EDIT: Adding second, additional, notice. 
STOP USE & PRODUCT RECALL

3M™ PROTECTA® Cobra Rope Grab AC202D

"3M Fall Protection has determined that the 3M™ PROTECTA® Cobra Mobile/Manual Rope Grab AC202D is incorrectly stamped for use with 1/2 to 3/4 inch diameter rope on the exterior body of the unit. This Cobra Rope Grab is certified for use ONLY with 5/8 inch diameter polyester or polypropylene rope. All marketing information and the Instructions for Use (IFU) for this rope grab correctly identify the size of rope to be used as 5/8 inch polyester/polypropylene rope.

In the event of a fall from height, a Cobra Rope Grab used with 1/2 inch diameter rope may not arrest the fall and could result in serious injury or death to the worker. To remedy this situation, 3M is launching a Stop Use & Product Recall to replace all AC202D and related Cobra Rope Grabs that are stamped 1/2"—3/4" Dia."
- 3M Fall Protection

To view the recall notice and check your equipment click the link below.

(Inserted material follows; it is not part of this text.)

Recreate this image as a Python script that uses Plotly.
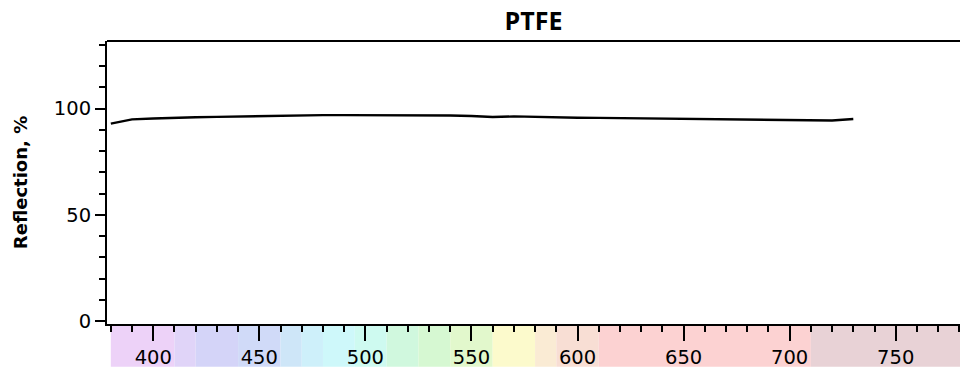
import plotly.graph_objects as go

# Data
wavelength_nm = [380, 390, 400, 410, 420, 430, 440, 450, 460, 470, 480, 490, 500,
                 510, 520, 530, 540, 550, 560, 570, 580, 590, 600, 610, 620, 630,
                 640, 650, 660, 670, 680, 690, 700, 710, 720, 730]
reflection_pct = [92.9, 94.9, 95.3, 95.7, 95.9, 96.1, 96.3, 96.4, 96.6, 96.7, 96.9, 96.9, 96.9,
                  96.9, 97.0, 96.9, 96.7, 96.5, 96.0, 96.3, 96.0, 95.9, 95.7, 95.6, 95.5, 95.4,
                  95.3, 95.2, 95.3, 95.1, 94.9, 94.8, 94.8, 94.7, 94.4, 95.1]

# Spectrum colour band under the x axis (start, end in nm, colour)
band_start = [380, 410, 420, 440, 460, 470, 480, 495, 510, 525, 540, 560, 580, 590, 610, 710]
band_end   = [410, 420, 440, 460, 470, 480, 495, 510, 525, 540, 560, 580, 590, 610, 710, 800]
band_color = ["#EDD2F8", "#E0D4F8", "#D4D4F8", "#D0DAF8", "#CEE6F8", "#CEF0FA",
              "#CEF8FA", "#CEFAF0", "#D0F8DE", "#D6F8D2", "#E2F8CC", "#FCFACC",
              "#FAEBD4", "#F8DED4", "#FCD2D2", "#E8D2D6"]

title_text = "PTFE"
y_title = "Reflection, %"

fig = go.Figure()
fig.add_trace(go.Scatter(x=wavelength_nm, y=reflection_pct, mode="lines",
                         line=dict(color="black", width=2.4), showlegend=False))

for s, e, c in zip(band_start, band_end, band_color):
    fig.add_shape(type="rect", xref="x", yref="paper", x0=s, x1=e, y0=-0.151, y1=-0.007,
                  fillcolor=c, line=dict(width=0), layer="below")

# top frame line
fig.add_shape(type="line", xref="paper", yref="paper", x0=0, x1=1, y0=1, y1=1,
              line=dict(color="black", width=2))

fig.update_layout(
    width=960, height=369,
    margin=dict(l=107, r=0, t=41, b=43),
    paper_bgcolor="white", plot_bgcolor="white",
    font=dict(family="DejaVu Sans", color="black"),
    title=dict(text=title_text, x=0.5, xref="paper", y=1 - 21.5 / 369, yref="container",
               xanchor="center", yanchor="middle",
               font=dict(family="Open Sans", size=25, color="black", weight="bold")),
)
fig.update_xaxes(range=[378.2, 780.3], showgrid=False, zeroline=False,
                 showline=True, linecolor="black", linewidth=2,
                 ticks="outside", tickwidth=2, ticklen=15, tickcolor="black",
                 dtick=50, tick0=400, tickfont=dict(size=19.5, family="DejaVu Sans"),
                 minor=dict(ticks="outside", dtick=10, tick0=380, ticklen=6,
                            tickwidth=2, tickcolor="black"))
fig.update_yaxes(range=[-1.4, 131.8], showgrid=False, zeroline=False,
                 showline=True, linecolor="black", linewidth=2,
                 ticks="outside", tickwidth=2, ticklen=10, tickcolor="black",
                 dtick=50, tick0=0, tickfont=dict(size=19.5, family="DejaVu Sans"),
                 minor=dict(ticks="outside", dtick=10, tick0=0, ticklen=6,
                            tickwidth=2, tickcolor="black"),
                 title=dict(text=y_title, standoff=22,
                            font=dict(family="DejaVu Sans", size=18, weight="bold")))

fig.write_html("out.html", config={"displayModeBar": False},
               post_script="document.body.style.margin='0';document.body.style.overflow='hidden';")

VIEW THE RECALL NOTICE<https://gravitec.us9.list-manage.co...052fb692c746066e05&id=547cf1e990&e=f876c53e24>

[Cobra Rope Grab] <https://gravitec.us9.list-manage.co...052fb692c746066e05&id=097facdf3e&e=f876c53e24


*@Egilson @What Rigger? * Possibly this will be of interest to you.

Toodleoo! 
Ron Hebbard


----------



## What Rigger? (Jul 26, 2019)

Very interesting to me. We have a few of these in one of our venues. The move was made last night to go quarantine them. Thanks, guy!


----------